Nel 2050 dite pure addio a Venezia. Il dibattito sul futuro del Delta del Po sarà drasticamente risolto dalla scomparsa del Delta del Po. Gli abitanti di molti paesi e città affacciate sull’Adriatico dovranno cercare da vivere altrove. Tutta quest’area sarà sommersa dalle acque.
Almeno, questo dicono le previsioni sugli effetti del surriscaldamento globale, provocato dalle emissioni di anidride carbonica. E queste sono le previsioni meno catastrofiche. Le attività umane stanno aumentando la temperatura del pianeta. Nessuno – né i governi, né i singoli cittadini – si è particolarmente sbattuto per impedirlo. Ci aspetta un futuro da profughi climatici.
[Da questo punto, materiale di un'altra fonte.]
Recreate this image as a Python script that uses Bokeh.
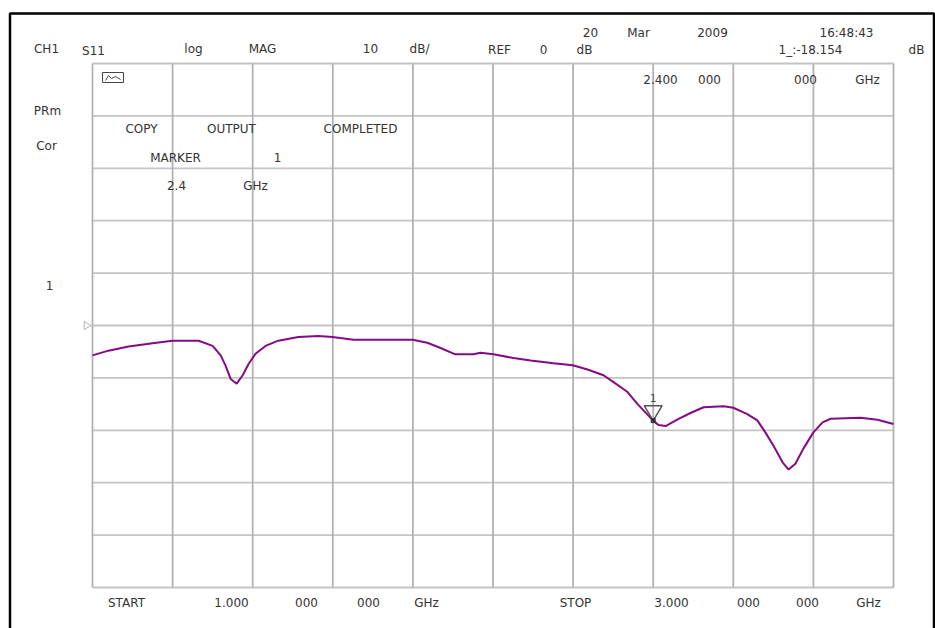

Un futuro neanche tanto distopico
Se l’opera del collettivo Moira Dal Sito, “Quando qui sarà tornato il mare“, prova a immaginare i cambiamenti del Delta ferrarese nel corso dei decenni, c’è un libro che invece inizia quanto tutto è già accaduto “Qualcosa, là fuori”, del giornalista e scrittore Bruno Arpaia, uscito nel 2016 per l’editore Guanda, è stato forse il primo romanzo di un autore italiano ad immaginare lo scenario neanche tanto distopico del nostro paese stravolto dal surriscaldamento globale.
Un libro dalla trama apparentemente semplice: un gruppo di profughi in fuga da un’Italia desertificata e nel caos si avventura verso il nord Europa, tra scenari allucinati, rivivendo un’odissea non molto dissimile da quella che affrontano i migranti che oggi attraversano l’Africa.
Di recente, lo accennavo qui, si è parlato molto di quanti libri si pubblicano in Italia ogni anno: troppi. Quello di Arpaia probabilmente non è sfugge al destino della maggior parte dei romanzi, di essere prodotti da consumare velocemente e rimpiazzare con altre letture.
Ma ha almeno una qualità di un libro importante: saper raccontare l’epoca in cui è stato scritto. E questo libro, al di là della semplicità del plot, ci racconta l’Italia e l’Europa di oggi, attraverso un’epopea futura: le migrazioni, le guerre tra poveri, l’Europa che si spacca e i paesi che si chiudono sempre più in se stessi.
Cos’è veramente la realtà in cui viviamo?
Curiosamente, corre di pagina in pagina l’ossessione per un tema: come il nostro cervello costruisce la realtà. Un tema che si riverbera in tutto il romanzo, dalla professione del protagonista (un neurologo, almeno prima della catastrofe) al titolo stesso, che richiama un saggio di Enrico Bellone.
Il nostro cervello, dice Arpaia, seguendo le orme di Bellone, costruisce la realtà. Letteralmente. Ciò che vediamo, sentiamo, annusiamo, gustiamo, tocchiamo, non è che una rappresentazione che il nostro cervello mette insieme, come un racconto, per dare senso e ordine al caos lì fuori.
Il tempo, lo spazio, il movimento sono le forme che diamo a quel “qualcosa là fuori” per riuscire a viverci dentro. C’è qualcosa, lì fuori, ma non sappiamo cosa sia. Possiamo solo affidarci al racconto che la nostra mente ci fa, interpretando continuamente gli stimoli che riceve.
Ci ho pensato a lungo, al nesso tra queste due cose. Forse perché ho questa ansia di trovare una morale, una chiave di lettura, un finale. Forse la morale è che quel “qualcosa là fuori” un domani sarà effettivamente il caos. Il mondo è destinato a cambiare radicalmente. E il nostro ordine ad essere sconvolto.
E che in questo caos, ancora una volta, l’unica cosa che sapremo fare sarà costruire disperatamente una narrazione, un ordine sopportabile in cui provare a vivere nuovamente.
Una prima versione di questa recensione è uscita nel 2016 nel vecchio blog della rivista REM.